(Reuters) - McDonald's Corp MCD.N and some of its franchisees were named jointly in complaints filed on Friday by the U.S. National Labor Relations Board's Office of the General Counsel, accusing them of labor violations in a widely anticipated move that could have wide-reaching implications for businesses.
Complaints were filed in 78 cases claiming that McDonald’s workers across the country were fired or intimidated for participating in union organizing and in a national protest movement calling for higher wages.
The complaints strike new ground in treating McDonald’s, the world’s largest restaurant chain, as a “joint employer,” meaning that it could be held liable along with its franchisees for any violations, the NLRB’s general counsel, Richard Griffin, said in a release.
Until now, McDonald’s and other companies that make wide use of franchises and contract employers have been insulated from such liability under the NLRB’s previous definition of what constituted a joint employer.
A McDonald’s spokeswoman said the company and franchisees would fight the claims.
“These allegations are driven in large part by a two-year, union-financed campaign that has targeted the McDonald’s brand and impacted McDonald’s restaurants,” said Lisa McComb, a company spokeswoman.
The complaints will be considered by administrative law judges beginning in March 2015; the decisions can be appealed to the five-member NLRB and ultimately to federal courts.
While Friday’s move was the first step in a long process, it has the potential to rewrite long-held rules governing labor relations between parent companies and franchises that are run as independent businesses.
For the last three decades, the NLRB has held that franchisers may only be considered joint employers if they are involved in setting wages and hiring workers.
Mary Joyce Carlson, counsel for the Fast Food Workers Organizing Committee, the union-backed group behind the protest movement, said Griffin was right to treat McDonald’s as a joint employer because of the control it exerts over franchises, including the way food is prepared and served.
Trade groups said the decision to treat McDonald’s as a joint employer would lead to uncertainty about how employment agreements are enforced and when companies can be sued for labor violations.
“This is chaos,” said Michael Lotito, a lawyer with law firm Littler Mendelson who represents companies in labor disputes.
The real losers could be the franchisees if companies decide to abandon the franchise model, said Robert Cresanti, vice president of the International Franchise Association, whose membership includes McDonald’s.

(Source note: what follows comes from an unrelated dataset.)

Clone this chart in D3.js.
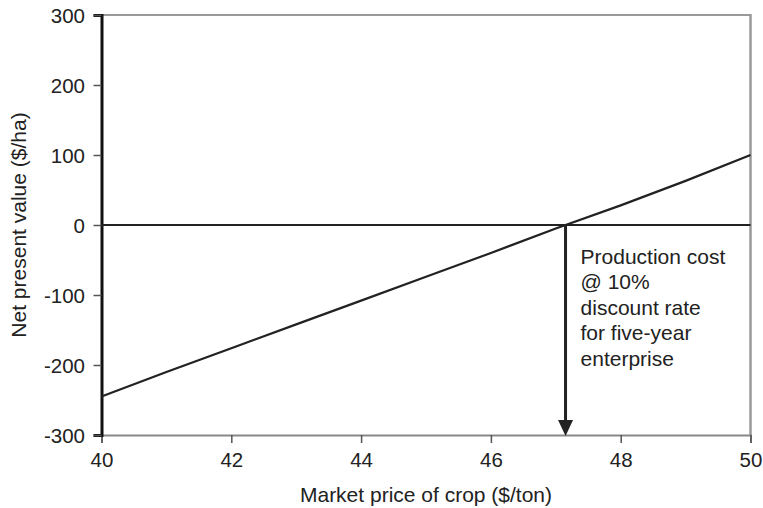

The franchise association says 8.5 million U.S. workers are employed by franchises.
Griffin, in a separate case in June, asked the NLRB to adopt a broader standard on joint employers that reflects the influence companies like McDonald’s have over working conditions, such as requiring the use of scheduling software.
The board is set to decide in that case whether it will begin to apply the broader standard, which would impact industries far beyond fast food.